Well, in any case, I was thinking about _some_ kind of system where your value would be expressed and not some irrelevant metric like age.


I think it depends how you define "effective" and "performance."

For reasonable definitions, I think compensation would have to be directly proportional to effectiveness, such that being twice as effective results in twice the compensation.

That would be the case if "effectiveness" meant "your responsibility for the firm's revenue." Otherwise, what are you measuring, such that you can be "10, 25, 50 times" as effective? Efficiency of coffee making?


I agree. Salaries should correlate more directly with performance but in a lot of companies you steadily collect your yearly raises and after a while they add up.
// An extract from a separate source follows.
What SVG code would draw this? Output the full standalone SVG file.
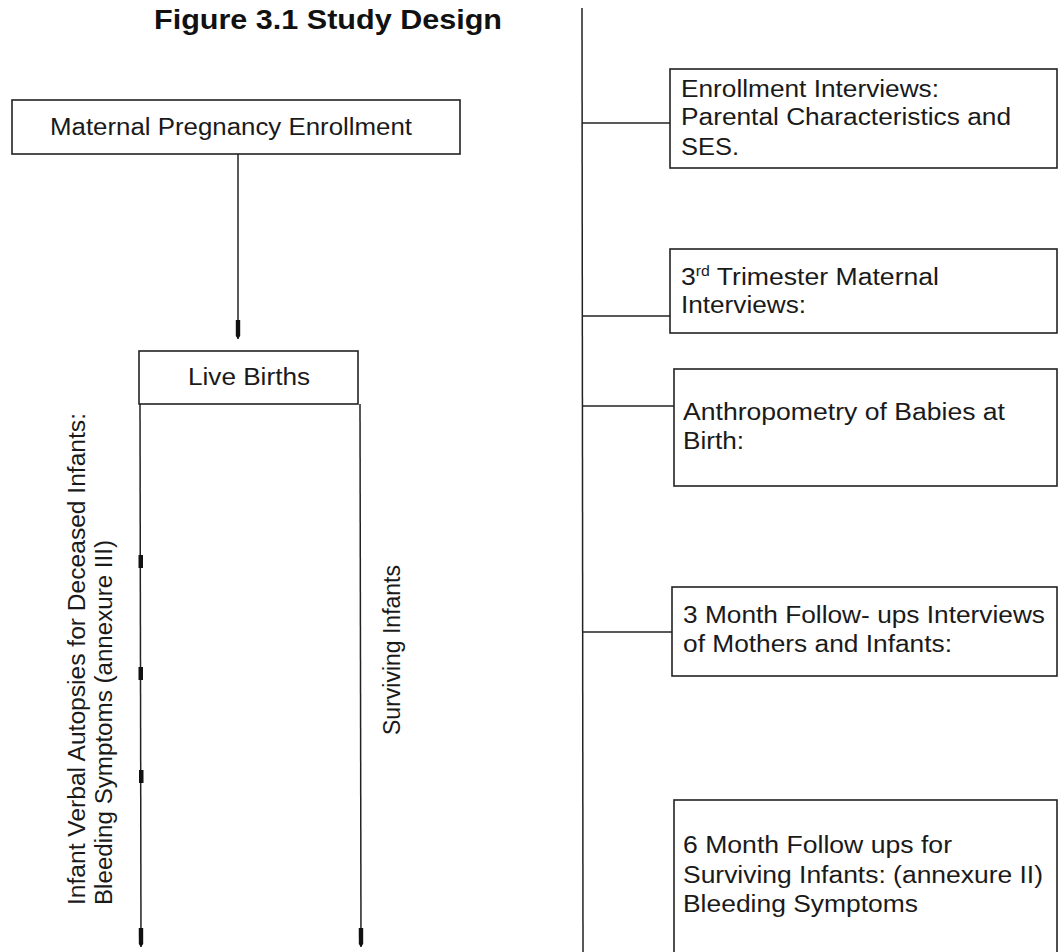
<svg xmlns="http://www.w3.org/2000/svg" width="1059" height="952" viewBox="0 0 1059 952">
<style>
.box{fill:#fff;stroke:#222;stroke-width:1.6}
.ln{stroke:#222;stroke-width:1.5;fill:none}
.t{font-family:"Liberation Sans",Arial,sans-serif;font-size:23.5px;fill:#1a1a1a}
.title{font-family:"Liberation Sans",Arial,sans-serif;font-size:27px;font-weight:bold;fill:#111}
.head{fill:#111}
</style>
<defs>
<marker id="ah" viewBox="0 -3 20 6" markerWidth="20" markerHeight="6" refX="19" refY="0" orient="auto" markerUnits="userSpaceOnUse">
<path d="M0,-2.2 L16,-2.2 L19,0 L16,2.2 L0,2.2 Z" class="head"/>
</marker>
</defs>
<rect width="1059" height="952" fill="#fff"/>
<text class="title" x="154" y="29" textLength="348" lengthAdjust="spacingAndGlyphs">Figure 3.1 Study Design</text>

<g id="connectors">
<line class="ln" x1="238" y1="154" x2="238" y2="339" marker-end="url(#ah)"/>
<line class="ln" x1="140" y1="404" x2="141" y2="947" marker-end="url(#ah)"/>
<line class="ln" x1="360" y1="404" x2="361" y2="947" marker-end="url(#ah)"/>
<rect class="head" x="138.5" y="555" width="4.5" height="13"/>
<rect class="head" x="138.5" y="667" width="4.5" height="13"/>
<rect class="head" x="139" y="770" width="4.5" height="13"/>
<line class="ln" x1="582" y1="8" x2="583" y2="952"/>
<line class="ln" x1="582" y1="123" x2="670" y2="123"/>
<line class="ln" x1="582" y1="316" x2="670" y2="316"/>
<line class="ln" x1="582" y1="406" x2="674" y2="406"/>
<line class="ln" x1="583" y1="632" x2="672" y2="632"/>
</g>

<g id="maternal-enrollment">
<rect class="box" x="12" y="100" width="448" height="54"/>
<text class="t" x="50" y="135" textLength="362" lengthAdjust="spacingAndGlyphs">Maternal Pregnancy Enrollment</text>
</g>

<g id="live-births">
<rect class="box" x="139" y="351" width="219" height="53"/>
<text class="t" x="188" y="385" textLength="122" lengthAdjust="spacingAndGlyphs">Live Births</text>
</g>

<g id="deceased-infants">
<text class="t" transform="translate(85,905) rotate(-90)" textLength="492" lengthAdjust="spacingAndGlyphs">Infant Verbal Autopsies for Deceased Infants:</text>
<text class="t" transform="translate(112,905) rotate(-90)" textLength="365" lengthAdjust="spacingAndGlyphs">Bleeding Symptoms (annexure III)</text>
</g>

<g id="surviving-infants">
<text class="t" transform="translate(400,735) rotate(-90)" textLength="170" lengthAdjust="spacingAndGlyphs">Surviving Infants</text>
</g>

<g id="enrollment-interviews">
<rect class="box" x="670" y="69" width="387" height="99"/>
<text class="t" x="681" y="97" textLength="258" lengthAdjust="spacingAndGlyphs">Enrollment Interviews:</text>
<text class="t" x="681" y="125" textLength="330" lengthAdjust="spacingAndGlyphs">Parental Characteristics and</text>
<text class="t" x="681" y="155" textLength="58" lengthAdjust="spacingAndGlyphs">SES.</text>
</g>

<g id="trimester-interviews">
<rect class="box" x="670" y="249" width="387" height="84"/>
<text class="t" x="681" y="285" textLength="258" lengthAdjust="spacingAndGlyphs">3<tspan font-size="14" dy="-9">rd</tspan><tspan dy="9"> Trimester Maternal</tspan></text>
<text class="t" x="681" y="313" textLength="125" lengthAdjust="spacingAndGlyphs">Interviews:</text>
</g>

<g id="anthropometry">
<rect class="box" x="674" y="369" width="383" height="117"/>
<text class="t" x="683" y="420" textLength="322" lengthAdjust="spacingAndGlyphs">Anthropometry of Babies at</text>
<text class="t" x="683" y="449" textLength="61" lengthAdjust="spacingAndGlyphs">Birth:</text>
</g>

<g id="three-month">
<rect class="box" x="672" y="587" width="385" height="89"/>
<text class="t" x="683" y="623" textLength="362" lengthAdjust="spacingAndGlyphs">3 Month Follow- ups Interviews</text>
<text class="t" x="683" y="652" textLength="269" lengthAdjust="spacingAndGlyphs">of Mothers and Infants:</text>
</g>

<g id="six-month">
<rect class="box" x="674" y="800" width="383" height="160"/>
<text class="t" x="683" y="853" textLength="269" lengthAdjust="spacingAndGlyphs">6 Month Follow ups for</text>
<text class="t" x="683" y="883" textLength="360" lengthAdjust="spacingAndGlyphs">Surviving Infants: (annexure II)</text>
<text class="t" x="683" y="912" textLength="235" lengthAdjust="spacingAndGlyphs">Bleeding Symptoms</text>
</g>
</svg>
This can be very dangerous for people in tech though. In fact I just left a job after ten years of steady raises because I felt I was stagnating. I'll probably take a considerable pay cut in my next job but I think staying put would have been a lot riskier in the long run.

At least I'm not chained to an S.F. mortgage that means I can't live on < $90k/year.


Unfortunately, you're wrong. Salary really only affects the upper limit of how much you're willing to pay an individual.

In reality, you pay an employee just enough to keep them happy. As long as they're below the threshold where they're worth the cost, that is. Better employees have a higher threshold, but not necessarily a higher salary. It all depends on what they need and demand - which only has a marginal correlation with actual value.

Speaking from experience - there have been a few times we've given raises to great employees who were already happy with the salary they were getting. It didn't have much of an effect, really - we would have been better off investing that money in a better work environment - which would have a much more positive effect on our employee happiness.